World Food Programme
Editor's Note: Agri-Pulse and the Chicago Council on Global Affairs are teaming up to host a monthly column to explore how the US agriculture and food sector can maintain its competitive edge and advance food security in an increasingly integrated and dynamic world.
We face an unprecedented crisis as a global humanitarian community. The scale of COVID-19’s impact on world markets and subsequent mass restrictions on the movement of goods and people has not been seen since the second World War, well before the World Food Programme (WFP) was established in 1961, at the behest of then U.S. President Eisenhower. And even in the recent years before this latest crisis, conflict, climate change and natural disasters had already pushed more internally displaced people and refugee communities to the edge, having to rely on humanitarian aid from WFP and others. It is vital at this critical moment that WFP maintain its food assistance programmes, which offer a lifeline to 87 million vulnerable people in more than 80 countries around the world. WFP’s top priority is to ensure it has the resources in place to meet the food and nutrition needs of the people that so depend on it.

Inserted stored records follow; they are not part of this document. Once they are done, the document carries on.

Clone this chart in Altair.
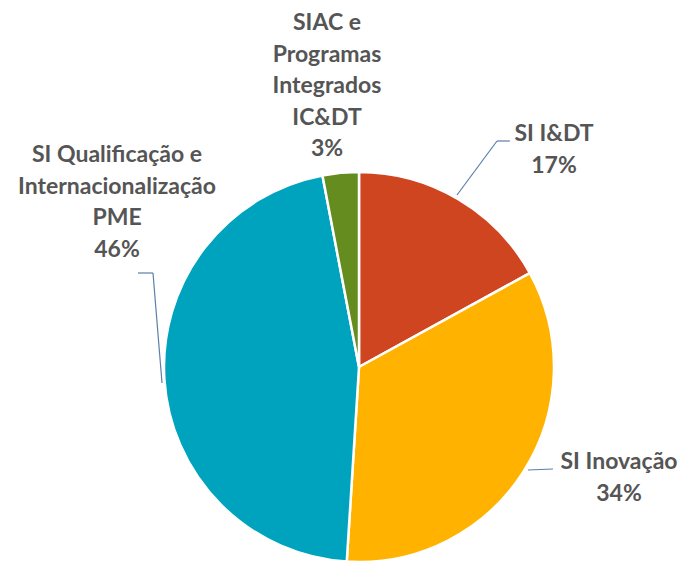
import altair as alt
import pandas as pd

# ---- data ----
categories = ["SI I&DT", "SI Inovação", "SI Qualificação e Internacionalização PME",
              "SIAC e Programas Integrados IC&DT"]
label_lines = [["SI I&DT"], ["SI Inovação"],
               ["SI Qualificação e", "Internacionalização", "PME"],
               ["SIAC e", "Programas", "Integrados", "IC&DT"]]
values = [17, 34, 46, 3]
colors = ["#CF4520", "#FFB300", "#00A3BE", "#648C1E"]

# ---- layout (pixel positions inside the chart; y = first line) ----
W, H = 670, 554
CX, CY, R = 351, 359, 195
label_pos = [(546, 126), (611, 454), (109, 147), (319, 15)]
leaders = [
    [(449, 187), (489, 133), (502, 133)],
    [(520, 462), (545, 461)],
    [(154, 375), (145, 265), (130, 265)],
    [],
]

pie_df = pd.DataFrame({"cat": categories, "value": values, "order": list(range(len(values)))})
lab_df = pd.DataFrame({
    "cat": categories,
    "text": ["\n".join(l + [f"{v}%"]) for l, v in zip(label_lines, values)],
    "x": [p[0] for p in label_pos],
    "y": [p[1] for p in label_pos],
})
seg_rows = []
for cat, pts in zip(categories, leaders):
    for i in range(len(pts) - 1):
        seg_rows.append({"cat": cat, "x": pts[i][0], "y": pts[i][1],
                         "x2": pts[i + 1][0], "y2": pts[i + 1][1]})
seg_df = pd.DataFrame(seg_rows)

pie = alt.Chart(pie_df).mark_arc(outerRadius=R, stroke="white", strokeWidth=2.5).encode(
    theta=alt.Theta("value:Q", stack=True),
    order=alt.Order("order:Q"),
    color=alt.Color("cat:N", scale=alt.Scale(domain=categories, range=colors), legend=None),
    x=alt.value(CX),
    y=alt.value(CY),
)

lines = alt.Chart(seg_df).mark_rule(color="#5A7FA8", strokeWidth=1.2).encode(
    x=alt.X("x:Q", scale=None),
    y=alt.Y("y:Q", scale=None),
    x2="x2:Q",
    y2="y2:Q",
)

labels = alt.Chart(lab_df).mark_text(
    lineBreak="\n", lineHeight=31.5, font="Lato", fontSize=23, fontWeight="bold",
    color="#555555", align="center", baseline="middle",
).encode(
    x=alt.X("x:Q", scale=None),
    y=alt.Y("y:Q", scale=None),
    text="text:N",
)

chart = alt.layer(pie, lines, labels).properties(
    width=W, height=H, padding=0, autosize=alt.AutoSizeParams(type="none")
).configure_view(stroke=None)

chart.save("out.html", embed_options={"renderer": "svg", "actions": False})
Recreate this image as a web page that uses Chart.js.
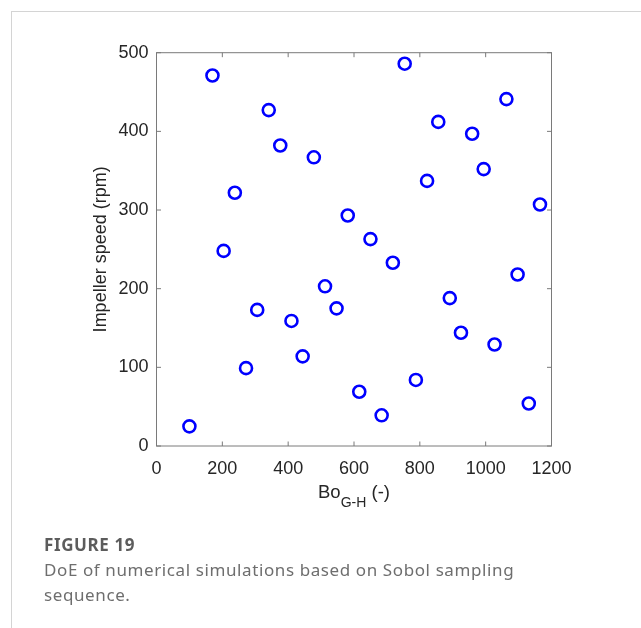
<!DOCTYPE html>
<html>
<head>
<meta charset="utf-8">
<script src="https://cdn.jsdelivr.net/npm/chart.js@4"></script>
<style>
  html, body { margin: 0; padding: 0; background: #fff; }
  body { width: 641px; height: 628px; position: relative; overflow: hidden; }
  .card { position: absolute; left: 11px; top: 11px; width: 640px; height: 640px;
          border-left: 1.5px solid #d4d4d4; border-top: 1.5px solid #d4d4d4; }
  #chart { position: absolute; left: 0; top: 0; }
  .xtitle { position: absolute; left: 254px; width: 200px; top: 481px; text-align: center;
            font-family: "Liberation Sans", Arial, sans-serif; font-size: 18.5px; color: #262626; }
  .xtitle sub { font-size: 14px; vertical-align: -9px; line-height: 0; }
  .caption { position: absolute; left: 44px; top: 533px; font-family: "Noto Sans", sans-serif; letter-spacing: 0.6px; }
  .caption .fig { font-weight: bold; font-size: 17px; color: #5c5c5c; line-height: 24px; }
  .caption .txt { font-size: 17px; color: #6e6e6e; line-height: 25px; }
</style>
</head>
<body>
<div class="card"></div>
<canvas id="chart" width="641" height="628"></canvas>
<div class="xtitle">Bo<sub>G-H</sub> (-)</div>
<div class="caption">
  <div class="fig">FIGURE 19</div>
  <div class="txt">DoE of numerical simulations based on Sobol sampling<br>sequence.</div>
</div>
<script>
// Sobol sample points
const boValues = [100, 170, 204, 238, 272, 306, 341, 376, 410, 444, 478, 512, 547, 581, 616, 650,
                  684, 718, 754, 788, 822, 856, 891, 925, 959, 994, 1027, 1063, 1097, 1131, 1165];
const speedValues = [25, 471, 248, 322, 99, 173, 427, 382, 159, 114, 367, 203, 175, 293, 69, 263,
                     39, 233, 486, 84, 337, 412, 188, 144, 397, 352, 129, 441, 218, 54, 307];
const xTicks = [0, 200, 400, 600, 800, 1000, 1200];
const yTicks = [0, 100, 200, 300, 400, 500];

const points = boValues.map((x, i) => ({ x: x, y: speedValues[i] }));
const axisFont = { family: 'Arial, "Liberation Sans", sans-serif', size: 18 };

// Boxed axes with inward ticks, like the MATLAB original
const framePlugin = {
    id: 'frame',
    beforeDatasetsDraw(chart) {
        const { ctx, chartArea: a, scales } = chart;
        const len = 4.5;
        ctx.save();
        ctx.strokeStyle = '#7a7a7a';
        ctx.lineWidth = 1;
        ctx.strokeRect(a.left, a.top, a.right - a.left, a.bottom - a.top);
        ctx.beginPath();
        xTicks.forEach(v => {
            const px = scales.x.getPixelForValue(v);
            ctx.moveTo(px, a.bottom); ctx.lineTo(px, a.bottom - len);
            ctx.moveTo(px, a.top); ctx.lineTo(px, a.top + len);
        });
        yTicks.forEach(v => {
            const py = scales.y.getPixelForValue(v);
            ctx.moveTo(a.left, py); ctx.lineTo(a.left + len, py);
            ctx.moveTo(a.right, py); ctx.lineTo(a.right - len, py);
        });
        ctx.stroke();
        ctx.restore();
    }
};

new Chart(document.getElementById('chart'), {
    type: 'scatter',
    data: {
        datasets: [{
            data: points,
            pointStyle: 'circle',
            pointRadius: 6,
            pointHoverRadius: 6,
            pointBorderWidth: 2.6,
            borderColor: '#0000ff',
            backgroundColor: 'rgba(0,0,0,0)'
        }]
    },
    options: {
        responsive: false,
        animation: false,
        layout: { padding: { top: 52.7, right: 89.5, left: 0, bottom: 0 } },
        plugins: { legend: { display: false }, tooltip: { enabled: false } },
        scales: {
            x: {
                type: 'linear',
                min: 0, max: 1200,
                afterBuildTicks: s => { s.ticks = xTicks.map(v => ({ value: v })); },
                ticks: { font: axisFont, color: '#262626', padding: 4, maxRotation: 0,
                         callback: v => String(v) },
                grid: { display: false },
                border: { display: false },
                afterFit: s => { s.height = 182; }
            },
            y: {
                type: 'linear',
                min: 0, max: 500,
                afterBuildTicks: s => { s.ticks = yTicks.map(v => ({ value: v })); },
                ticks: { font: axisFont, color: '#262626', padding: 0,
                         callback: v => String(v) },
                grid: { display: false },
                border: { display: false },
                title: {
                    display: true,
                    text: 'Impeller speed (rpm)',
                    font: axisFont,
                    color: '#262626',
                    padding: { top: 90, bottom: 0 }
                },
                afterFit: s => { s.width = 156.5; }
            }
        }
    },
    plugins: [framePlugin]
});
</script>
</body>
</html>
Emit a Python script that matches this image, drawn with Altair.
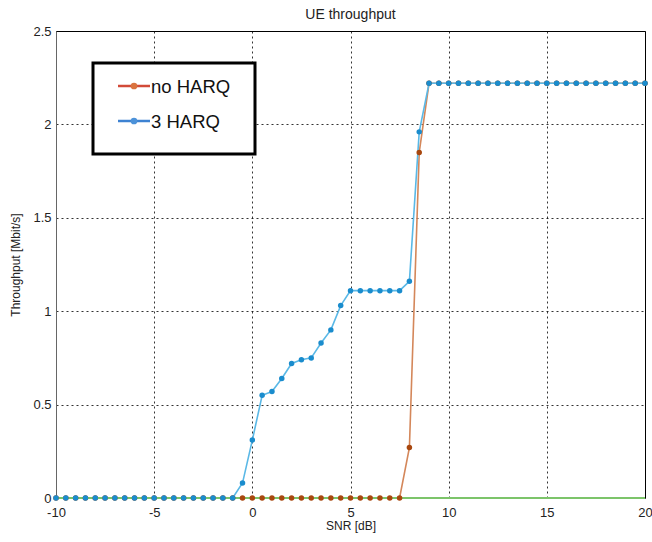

At that time of WFP's establishment, the United States was producing a surplus of grain. The idea behind creating WFP was to responsibly share that abundance of food with vulnerable countries and communities around the world. Since then, we have innovated and evolved and moved towards food vouchers and direct cash-based assistance, supporting local markets where they already exist and providing hungry families with freedom of choice - in many contexts the most efficient and effective solution. But with global and local markets now disrupted, WFP has had to re-evaluate how we can best deliver assistance where it’s needed most.
As WFP’s Acting Supply Chain Director, John Crisci recently told Axios, "There is enough food, but food and other essential commodities must keep moving. We cannot let this health crisis turn into a food crisis."
This is the crux of the problem we face.